Wednesday, April 1, 2009

Talk of the Clouds


The sense of ease in friendships in the afterlife does not fail to surprise
in its felicitous serendipity. Looking out over the skyey blue panoply of souls,
both the celebrated and reknownless, an atmosphere of gracious solicitude,
instant then quickly hardening into permanence, prevails. As one
breakfasts with an unlikely troika of, say, the pop star Farrokh Bulsara (better known as
Freddie Mercury), a jolly wet-nurse who died by her own hand weeks before the
Great London Fire of 1666 and a Chicago child who fell to his death from the
window of a burning civic project building in 1973, the seeming randomness
reveals itself to not be random at all; the wry exchanges and shared drolleries
are in fact felt with a common rightness, a bond from the shared
experience that is having once been alive.
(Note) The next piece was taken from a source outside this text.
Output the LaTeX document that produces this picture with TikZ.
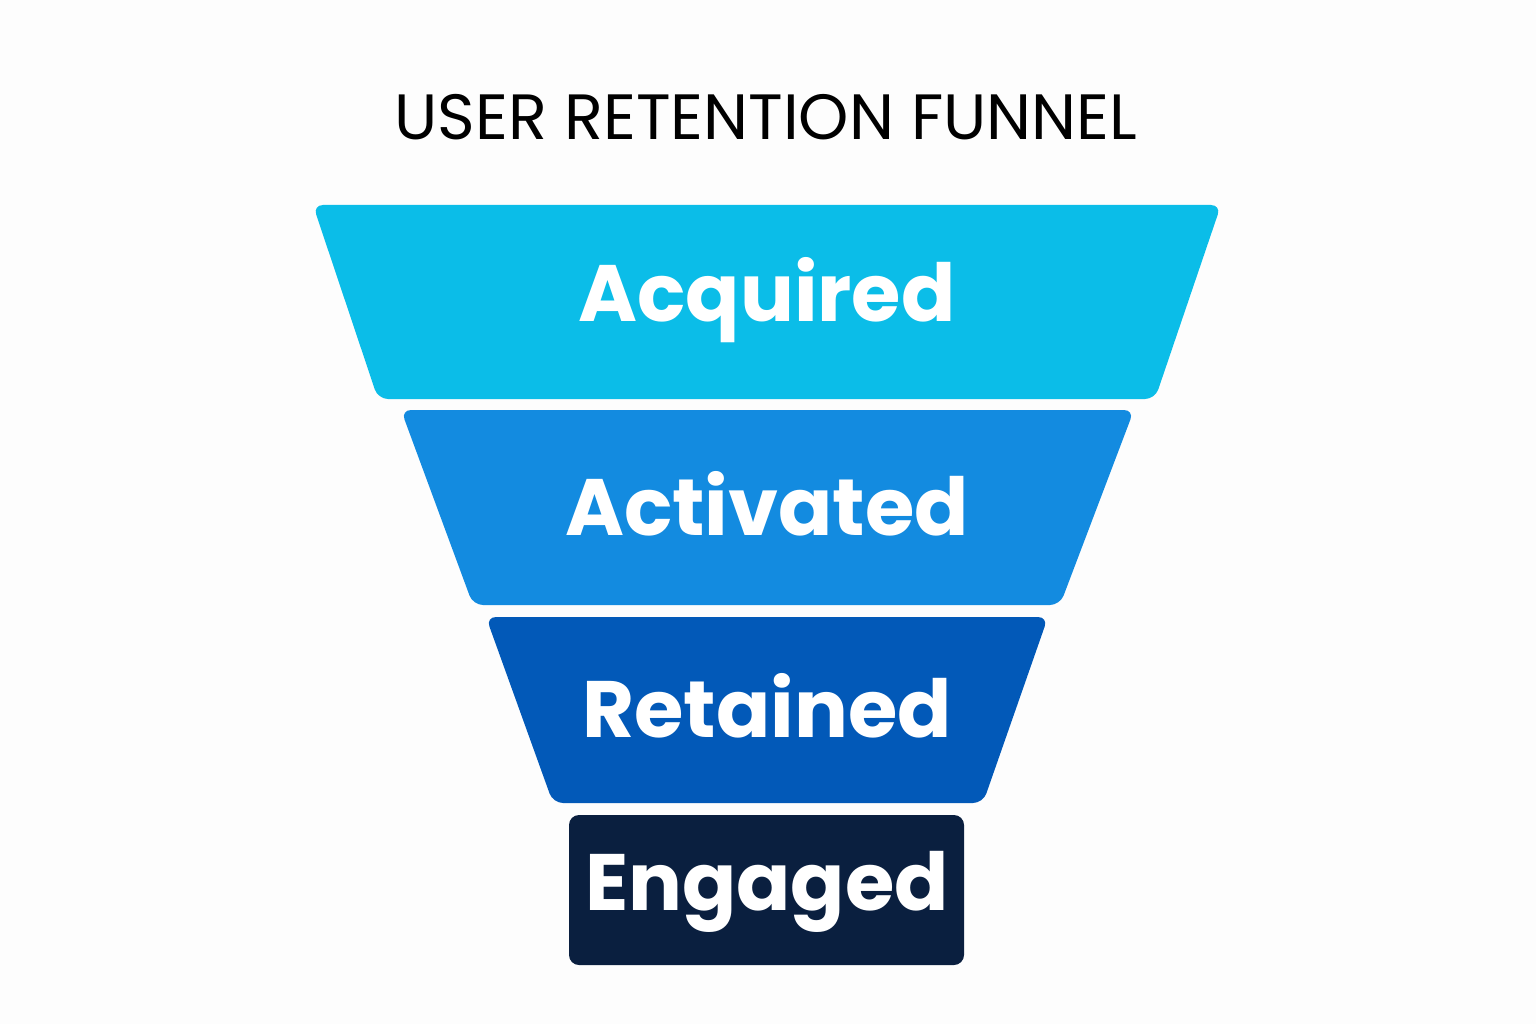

The trickery of cosmic
all-knowingness bends toward comedy: golfing with Ben Franklin and other new
acquaintances, one laughs as this founding father makes a joke about a
"Slazenger 7." That Goldfinger came out 173 years after his death is
immaterial. On contemplation of how Emerson was so correct in his intimations of
the Over-soul, one can zip easily over to his mind to express one's
admiration.

Ommipresent is the triumphal certitude that there is nothing to fear.